# Bad day with my pup



## Monetlawes (Feb 8, 2020)

Hi all,
I may be extremely premature in writing this but i would like some advice just to make sure i am doing the right thing with my pup. We have only had her for 5 days and sh is 10 weeks old.We have of course been house training since the first moment she got here. However, we have also been letting her look around in the garden. Today has been very bad in that she has done her business inside almost every time bar twice. It has turned into me having to stand outside for almost 25minutes until she finally goes. I should mentioned the days before this have been much better and only 1 or 2 accidents in a whole day. The question is have we confused toilet time with play time by letting her outside to play whilst still training?

Today was also bad as she just did not listen to a word i said. Since we got her she seems to have learnt her name quite quickly but she just would not respond to anything today.Has discouraged me a little but i know it is still very early days. 

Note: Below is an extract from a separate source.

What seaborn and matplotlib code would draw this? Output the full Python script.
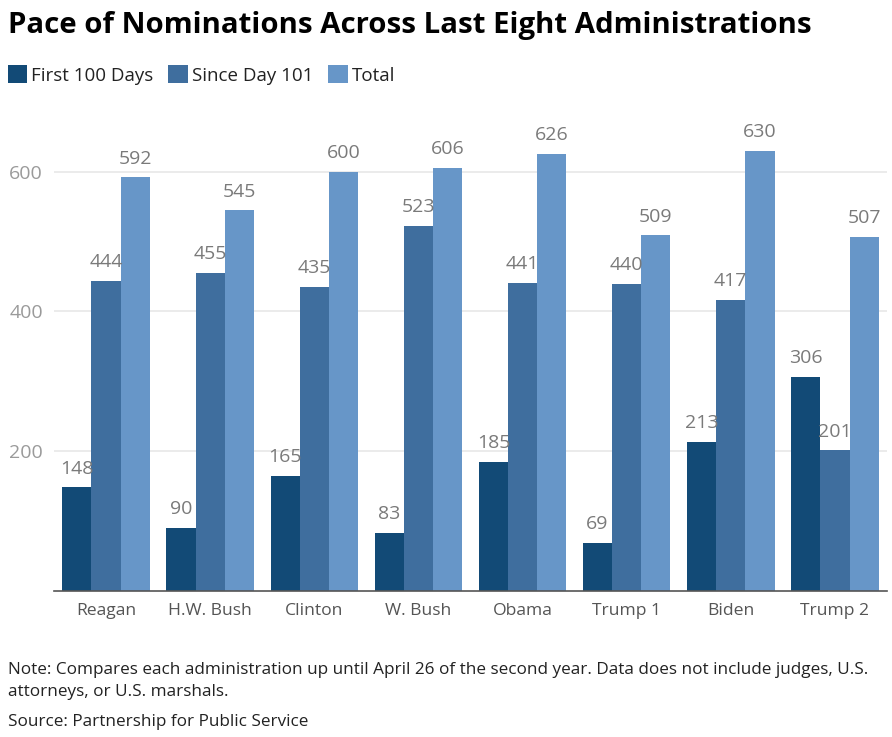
import matplotlib
matplotlib.use("Agg")
import matplotlib.pyplot as plt
import seaborn as sns
import pandas as pd
from matplotlib.patches import Patch

administrations = ["Reagan", "H.W. Bush", "Clinton", "W. Bush", "Obama", "Trump 1", "Biden", "Trump 2"]
first_100_days = [148, 90, 165, 83, 185, 69, 213, 306]
since_day_101 = [444, 455, 435, 523, 441, 440, 417, 201]
total = [592, 545, 600, 606, 626, 509, 630, 507]
series_names = ["First 100 Days", "Since Day 101", "Total"]
colors = ["#124A76", "#3F6E9E", "#6796C8"]
y_ticks = [200, 400, 600]

rows = []
for name, vals in zip(series_names, [first_100_days, since_day_101, total]):
    for adm, v in zip(administrations, vals):
        rows.append({"Administration": adm, "Series": name, "Value": v})
df = pd.DataFrame(rows)

sns.set_theme(style="white")
plt.rcParams['font.family'] = ['Open Sans', 'DejaVu Sans']

fig = plt.figure(figsize=(8.92, 7.37), dpi=100)
ax = fig.add_axes([54/892, 1-590.7/737, (887-54)/892, (590.7-130)/737])

sns.barplot(data=df, x="Administration", y="Value", hue="Series",
            order=administrations, hue_order=series_names,
            palette=colors, width=0.84, linewidth=0, saturation=1,
            ax=ax, legend=False)

for cont in ax.containers:
    ax.bar_label(cont, padding=7, fontsize=14, color="#7a7a7a")

ax.set_xlim(-0.5, 7.5)
ax.set_ylim(0, 660)
ax.set_yticks(y_ticks)
ax.yaxis.grid(True, color="#e8e8e8", linewidth=1.2)
ax.set_axisbelow(True)
for s in ["top", "right", "left"]:
    ax.spines[s].set_visible(False)
ax.spines["bottom"].set_color("#555555")
ax.spines["bottom"].set_linewidth(1.2)
ax.tick_params(axis="y", length=0, pad=8, labelsize=14, labelcolor="#9a9a9a")
ax.tick_params(axis="x", length=0, pad=9, labelsize=12.6, labelcolor="#555555")
ax.set_xlabel("")
ax.set_ylabel("")

fig.text(8/892, 1-25/737, "Pace of Nominations Across Last Eight Administrations",
         fontsize=21.2, fontweight="bold", color="#000000", va="center", ha="left")

handles = [Patch(facecolor=c, edgecolor="none") for c in colors]
fig.legend(handles, series_names, loc="center left", bbox_to_anchor=(2/892, 1-75/737),
           ncol=3, frameon=False, fontsize=13.5, handlelength=1.05, handleheight=1.05,
           handletextpad=0.2, columnspacing=0.8, borderaxespad=0, borderpad=0.3,
           labelcolor="#222222")

note_size = 12.3
fig.text(8/892, 1-670/737, "Note: Compares each administration up until April 26 of the second year. Data does not include judges, U.S.",
         fontsize=note_size, color="#222222", va="center", ha="left")
fig.text(8/892, 1-692/737, "attorneys, or U.S. marshals.",
         fontsize=note_size, color="#222222", va="center", ha="left")
fig.text(8/892, 1-722/737, "Source: Partnership for Public Service",
         fontsize=note_size, color="#222222", va="center", ha="left")

fig.savefig("out.png", dpi=100)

Any advice would be much appreciated. 

Thanks


----------



## Sbmpw (Jul 16, 2019)

Don’t get despondent. It’s a very long job. I had my pup in the summer so right or wrong the door was always open. I just kept watching him as much as possible. If I thought he was going to go I’d pick him up an take him outside. I was advised to thoroughly clean soiled area use bio washing liquid. Just keep taking pup out regularly an reward when he goes. As for time, yes sometimes I had to stay out for a good while. Try not to interact then reward within 2 seconds. That’s how short their memory is so reward must be instant. Don’t give up. Good luck. My pup was 5 month before completely clean day and night.


----------



## Monetlawes (Feb 8, 2020)

Sbmpw said:


> Don’t get despondent. It’s a very long job. I had my pup in the summer so right or wrong the door was always open. I just kept watching him as much as possible. If I thought he was going to go I’d pick him up an take him outside. I was advised to thoroughly clean soiled area use bio washing liquid. Just keep taking pup out regularly an reward when he goes. As for time, yes sometimes I had to stay out for a good while. Try not to interact then reward within 2 seconds. That’s how short their memory is so reward must be instant. Don’t give up. Good luck. My pup was 5 month before completely clean day and night.

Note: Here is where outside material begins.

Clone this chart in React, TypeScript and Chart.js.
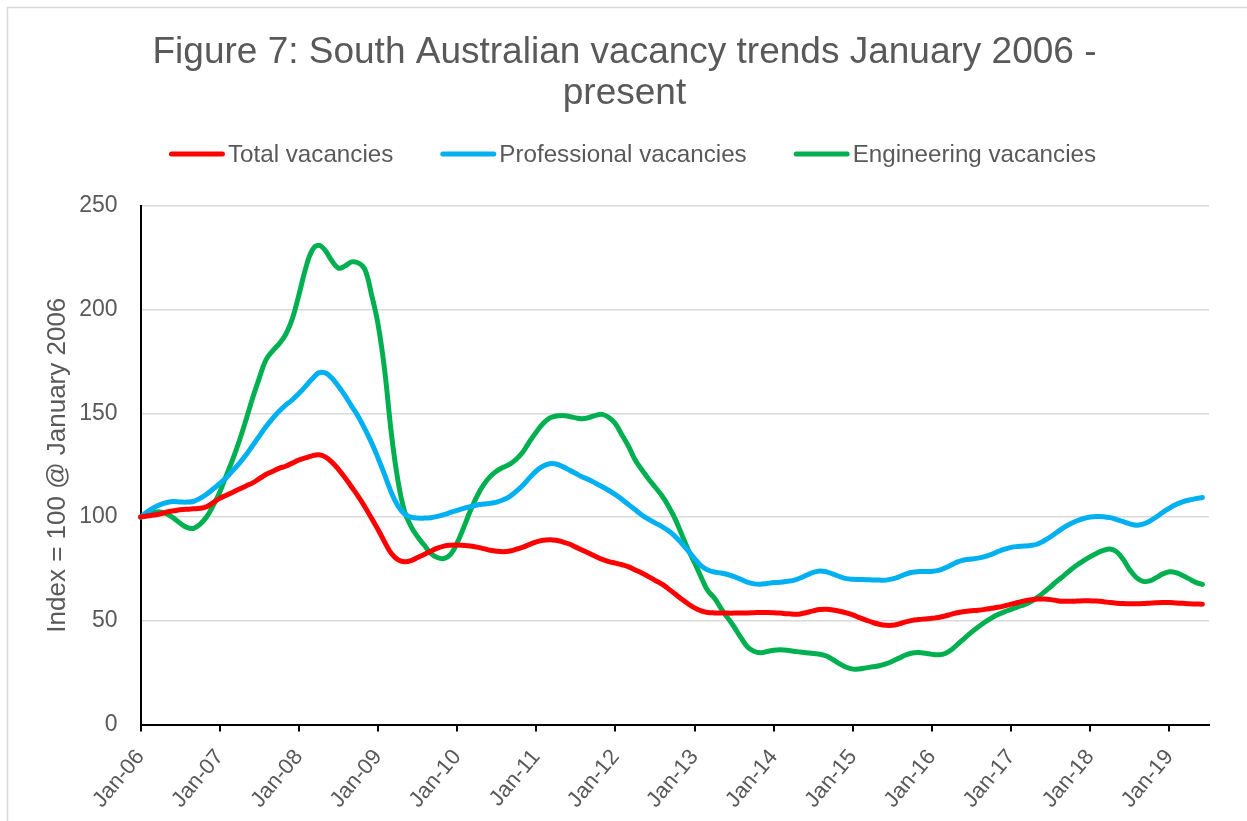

Thank you so much for this. It is weird because when i take her out at night she goes instantly. Maybe the dark scares her a bit. I am now tackling the task of the biting and a bit of barking she doesn't at my dad but maybe she knows she can get away with more with me lol.

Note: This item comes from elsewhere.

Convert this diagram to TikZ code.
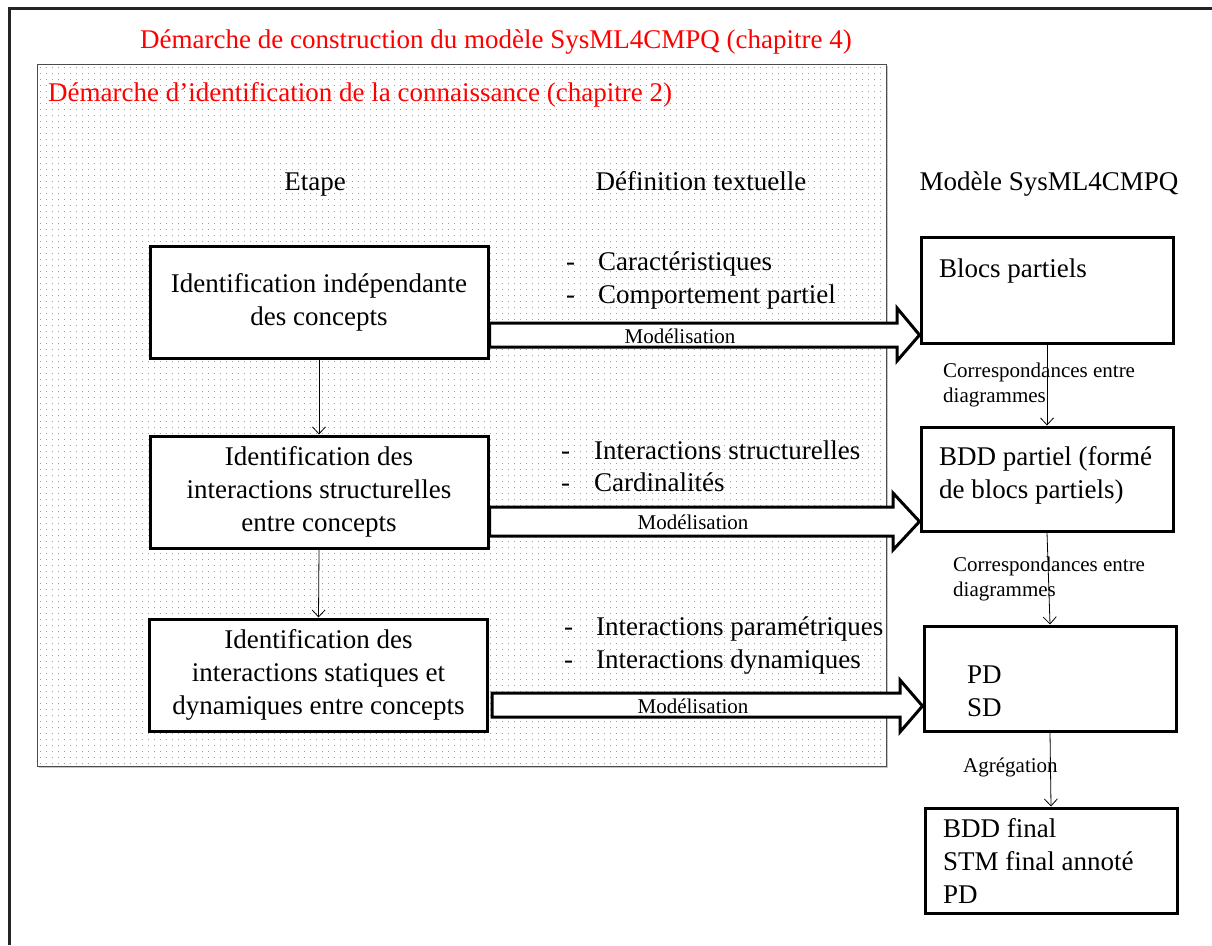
\documentclass[tikz,border=0pt]{standalone}
\usepackage{fontspec}
\setmainfont{Liberation Serif}
\usetikzlibrary{arrows.meta,shadows}

\definecolor{dotblue}{RGB}{120,165,235}
\definecolor{framegray}{RGB}{90,90,90}

\tikzset{
  big/.style={font=\fontsize{27}{33}\selectfont, inner sep=0pt},
  small/.style={font=\fontsize{21}{25}\selectfont, inner sep=0pt},
  redtitle/.style={big, text=red},
  stepbox/.style={draw, line width=3pt, fill=white, big, align=center,
    minimum width=338pt, minimum height=112pt},
  modelbox/.style={draw, line width=3pt, fill=white,
    minimum width=252pt, minimum height=105pt},
  link/.style={-{Straight Barb[length=7pt,width=13pt]}, line width=0.8pt},
  modarrow/.style={draw, line width=3pt, fill=white, line join=miter},
  deftext/.style={big, anchor=base west},
  dotrow/.style={draw=dotblue, line width=1pt, dash pattern=on 1pt off 5pt},
}

\begin{document}
\begin{tikzpicture}[x=1pt,y=-1pt]
\useasboundingbox (0,0) rectangle (1212,945);

% outer frame (continues past the page edge)
\draw[line width=3pt, framegray!40!black] (9,945) -- (9,8) -- (1212,8);

% dotted area of the identification approach
\path[drop shadow={shadow xshift=2pt, shadow yshift=-2pt, fill=black!45}, fill=white]
  (37,64) rectangle (886,766);
\foreach \y in {67.5,73.5,...,763.5} {
  \path[dotrow] (40,\y) -- (884,\y);
}
\draw[line width=0.9pt, black!70] (37,64) rectangle (886,766);

% titles
\node[redtitle, anchor=base west] (t1) at (140,48)
  {Démarche de construction du modèle SysML4CMPQ (chapitre 4)};
\node[redtitle, anchor=base west] (t2) at (48,101)
  {Démarche d’identification de la connaissance (chapitre 2)};

% column headings
\node[big, anchor=base] (h1) at (315,190) {Etape};
\node[big, anchor=base] (h2) at (701,190) {Définition textuelle};
\node[big, anchor=base] (h3) at (1049,190) {Modèle SysML4CMPQ};

% steps
\node[stepbox] (s1) at (319,302) {Identification indépendante\\des concepts};
\node[stepbox] (s2) at (319,492) {Identification des\\interactions structurelles\\entre concepts};
\node[stepbox] (s3) at (318.5,675) {Identification des\\interactions statiques et\\dynamiques entre concepts};

\draw[link] (s1.south) -- (s2.north);
\draw[link] (s2.south) -- (s3.north);

% textual definitions
\node[deftext] (d1a) at (566,270) {-};
\node[deftext] (d1b) at (598,270) {Caractéristiques};
\node[deftext] (d1c) at (566,303) {-};
\node[deftext] (d1d) at (598,303) {Comportement partiel};

\node[deftext] (d2a) at (561,459) {-};
\node[deftext] (d2b) at (594,459) {Interactions structurelles};
\node[deftext] (d2c) at (561,491) {-};
\node[deftext] (d2d) at (594,491) {Cardinalités};

\node[deftext] (d3a) at (564,635) {-};
\node[deftext] (d3b) at (596,635) {Interactions paramétriques};
\node[deftext] (d3c) at (564,668) {-};
\node[deftext] (d3d) at (596,668) {Interactions dynamiques};

% SysML4CMPQ model elements
\node[modelbox, minimum height=106pt] (m1) at (1047,290) {};
\node[big, anchor=west] (m1t) at (939,271) {Blocs partiels};

\node[modelbox, minimum height=104pt] (m2) at (1047,479) {};
\node[big, anchor=west, align=left] (m2t) at (939,475) {BDD partiel (formé\\de blocs partiels)};

\node[modelbox] (m3) at (1050,678.5) {};
\node[big, anchor=west, align=left] (m3t) at (967,691) {PD\\SD};

\node[modelbox] (m4) at (1051,860.5) {};
\node[big, anchor=west, align=left] (m4t) at (943,861) {BDD final\\STM final annoté\\PD};

% links between model elements
\draw[link] (m1.south) -- (m2.north);
\draw[link] (m2.south) -- (m3.north);
\draw[link] (m3.south) -- (m4.north);
\node[small, anchor=west, align=left] (c1) at (943,385) {Correspondances entre\\diagrammes};
\node[small, anchor=west, align=left] (c2) at (953,579) {Correspondances entre\\diagrammes};
\node[small, anchor=west] (c3) at (963,767) {Agrégation};

% modelling arrows
\draw[modarrow] (s1.east |- 0,323) -- (897,323) -- (897,308) -- (m1.west |- 0,335)
  -- (897,361) -- (897,347) -- (s1.east |- 0,347) -- cycle;
\node[small] (l1) at (680,336) {Modélisation};

\draw[modarrow] (s2.east |- 0,507) -- (893,507) -- (893,493) -- (m2.west |- 0,521.5)
  -- (893,550) -- (893,536) -- (s2.east |- 0,536) -- cycle;
\node[small] (l2) at (693,522) {Modélisation};

\draw[modarrow] (492,693) -- (900,693) -- (900,680) -- (m3.west |- 0,706)
  -- (900,732) -- (900,717) -- (492,717) -- cycle;
\node[small] (l3) at (693,706) {Modélisation};
\end{tikzpicture}
\end{document}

Thanks again i will keep trying.


----------



## Diggorysdad (Apr 30, 2020)

It was really hard to start with but I took my puppy out every thirty minutes... and he arrived in November so it was freezing! However, without sounding smug he was trained within 3 weeks! ... maybe I was just lucky too


----------



## Finley (May 14, 2020)

Good to hear that I am not the only one...Finley is now 13wks and sleeps in his crate 10-5 but then needs to go outside for a poo and then i'm afraid I gave up on settling him back in the crate so he comes and sleeps on my bed until 7.
Toilet training is very hit and miss.... frequent puddles and generally one poo a day on my carpet. 
very playful and affectionate but bites clothing and can get bitey with us too....we say no firmly and put him down but still doing it.....am I expecting too much? I have never had a puppy before. Also is it ok for him to climb stairs? I have a gate but he will still make a break for it


----------